A ‘deep dive’ analysis of Covid-19 infection in healthcare workers to establish the likely causes is being carried out by University College Dublin (UCD).
A sample of 150-300 cases among healthcare workers are under examination as part of the analysis, a HSE spokesperson told the Medical Independent (MI).
Ethnicity data was recently added to the contact tracing surveillance report and computerised infectious disease reporting (CIDR) system, and will be included within the UCD analysis.
In addition, point prevalence testing will be carried out in two major hospitals in a given week to find out the prevalence of healthcare worker infections.
Furthermore, the HSE is reviewing a sample of the last six outbreaks in hospitals to establish the causes of healthcare transmission in the context of an outbreak.
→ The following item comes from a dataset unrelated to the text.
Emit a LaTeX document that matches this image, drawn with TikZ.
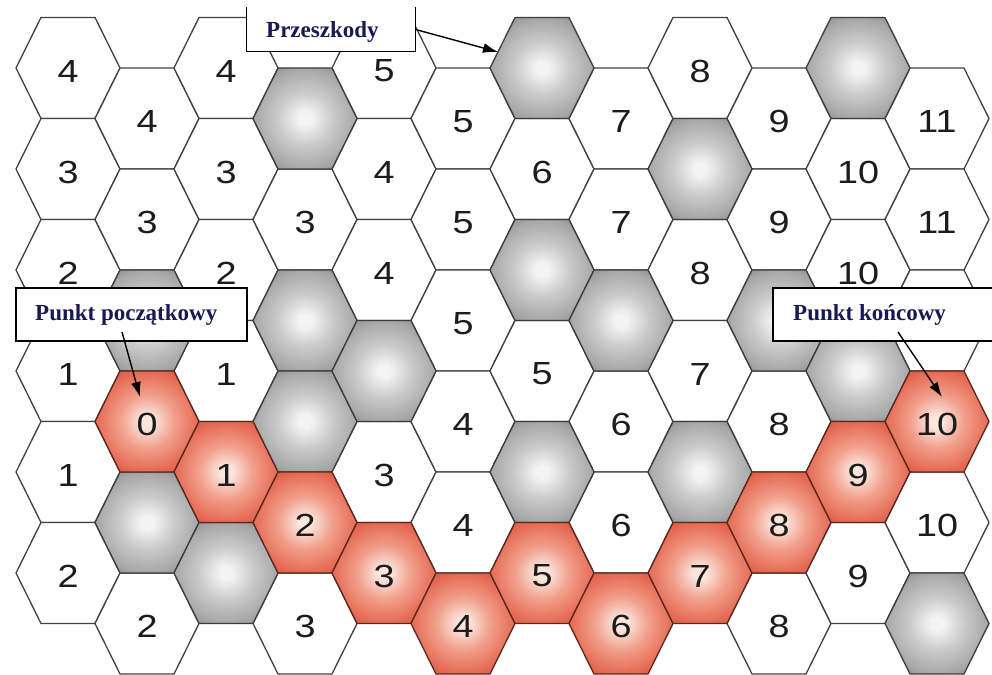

A national programme for testing all healthcare workers in nursing homes was set to commence for four weeks in a row.
There is also a process for healthcare workers moving from high-risk areas to low-risk areas to be risk-assessed and tested.
Up to 22 June, more than 8,200 cases of Covid-19 had been recorded in healthcare workers, according to data from the Health Protection Surveillance Centre.
Almost 35 per cent of healthcare workers who contracted the virus had an underlying health condition. Around 70 per cent of cases were “health setting acquired”.
Recently HSE CEO Mr Paul Reid urged caution on comparing healthcare worker infection rates globally, as he said Ireland had adopted a “wide” definition that included caterers, porters and support staff, for example.
According to the HSE, all incidents where a staff member tests positive for Covid-19 are reported to the national incident management system (NIMS) as an incident.
“We are currently uploading this data via the State Claims Agency. This will greatly assist us in examining the risks and the effects of mitigating any risks and we will produce a report following this work.”